As a rule, higher risk assets yield higher returns.
Asset classes are further grouped into traditional and alternative asset classes. Traditional asset classes represent the most common asset classes such as stocks (shares/equities) and bonds (fixed income). Alternative asset classes represent a newer kind of asset class that is often less liquid and not as publicly available as traditional asset classes. Alternative asset classes include private equity and real estate.
Shares represent proportional ownership in a company and are riskier than bonds but have historically offered comparatively higher returns. Shares are further classified by size (large-caps, mid-caps & small-caps) and value versus growth categories.
Value firms are mature firms that offer stable returns and appear undervalued by the marketplace, while growth firms offer the potential for larger capital gains owing to strong earnings growth potential
Shares are risky. Before you commit your money to investing in shares you need to understand:
- Your risk appetite: Most investors consider stocks from the perspective of how much they stand to gain. The better mindset is to consider how much they are willing to lose. While risk and reward go hand in hand, your tolerance for risk should outweigh your appetite for reward. How much are you willing to lose?
- Your Time Horizon: More often than not, those who made gains in the stock market were willing to commit for the long run. Over the short term (days, weeks, months), investing in shares is no better than a coin toss. During the 10 years from Feb 29, 2008 to March 23, 2017, The Nairobi Stock Exchange (NSE) was up 55.6% of the time and down 44.4% of the time. However, over the same 10-year period, shares in the NSE rose by 30.2% in aggregate
Whether you are a short or long term investor also affects how much you pay in taxes. In the US for example, long term capital gains are taxed at a lower rate than short term gains.
- Your emotions: Often, our emotions get the better of us when investing in shares. Our emotions predispose us to losing in the markets. Beware of these pitfalls:
- Loss aversion: We often hold on to losing shares in the hope that they will increase in value or to avoid taking a loss. Naturally, this keeps us from selling the losers to cap our losses. It also stops us from considering worthwhile opportunities to buy shares when prices are low
- When the goal is to buy low and sell high, our emotions set us up to do the exact opposite.
- Your mind: We are naturally accustomed to patterns of thinking that often fail us when we invest in shares. Look out for these cognitive biases:
- Representativeness: We often label an investment as good or bad based on its recent performance. As a result, we buy stocks after prices have risen, expecting those increases to continue; also ignoring stocks when their prices are lower than necessary.
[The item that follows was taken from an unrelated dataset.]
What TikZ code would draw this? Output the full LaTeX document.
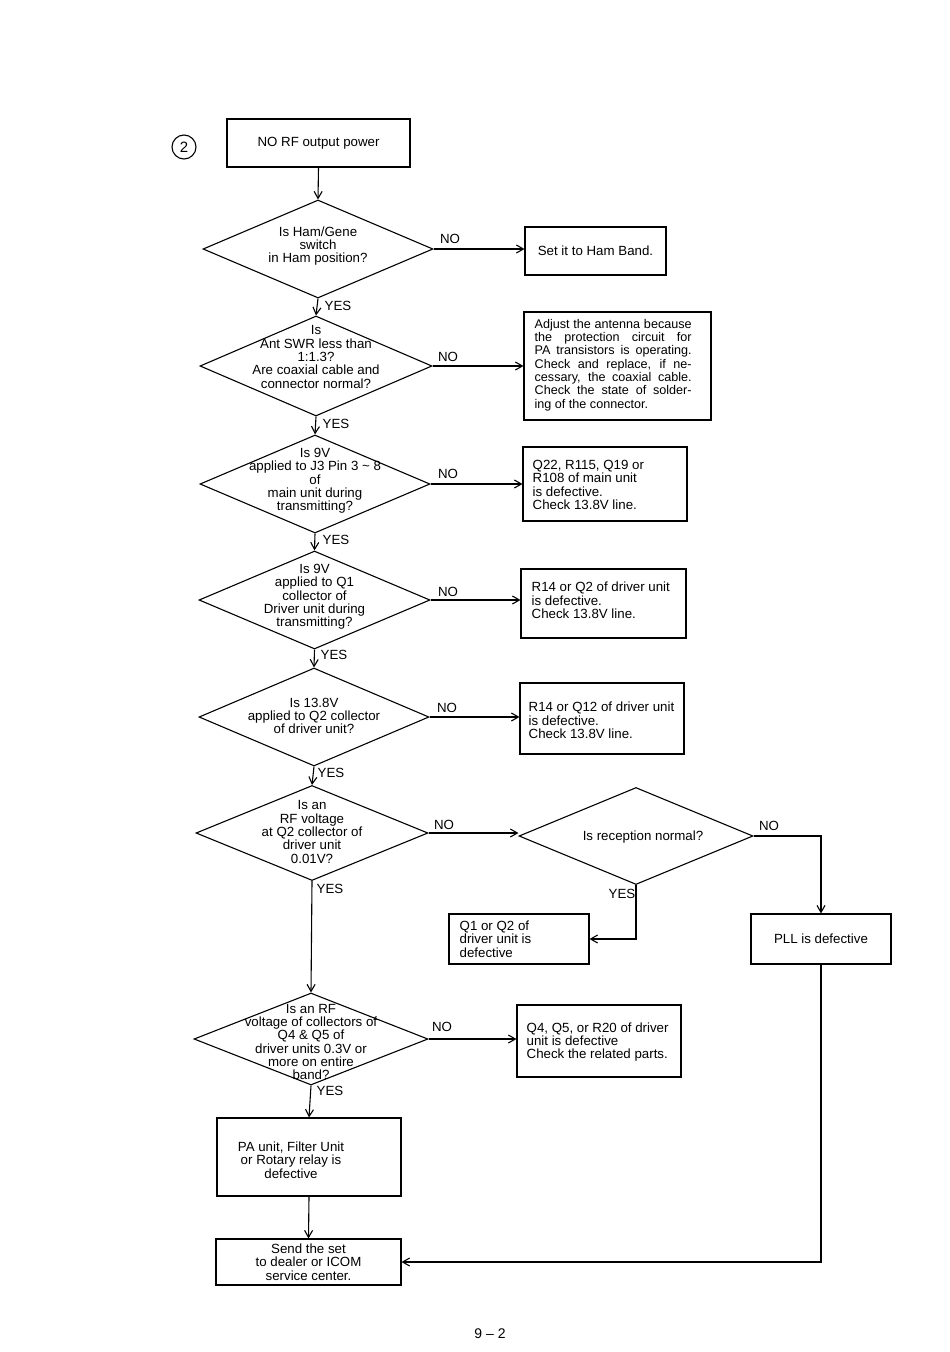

Past performance is not an indicator of future results
- Anchoring: We often hold on to beliefs and apply them as reference points for making future judgements. It is common for us to base our assessment of the performance of a stock to the purchase price. It is difficult to adjust our views to new information as a result.
- Self-attribution: Gains in the stock market often encourage us to think that we are investment geniuses while losses are attributed to external factors. We ignore that luck often plays a big role in our success. This false confidence leads us to continue buying, even when prices are rising.
- Herding: Often, what investors in the market do influences whether we buy or sell. We buy into hot stocks deep in their rally when prices are high and sell when fear is at its highest; leading to higher losses
Takeaways:
- The solution is discipline; to commit to buying a little at a time in order to take advantage of cost averaging. If you invest a constant amount each month, when prices are high, you buy few shares but when prices are low, you buy more shares cheaply. Over the long term, you buy more shares cheaply.
- Sometimes, certain events cause severe dips in the stock market that create buying opportunities.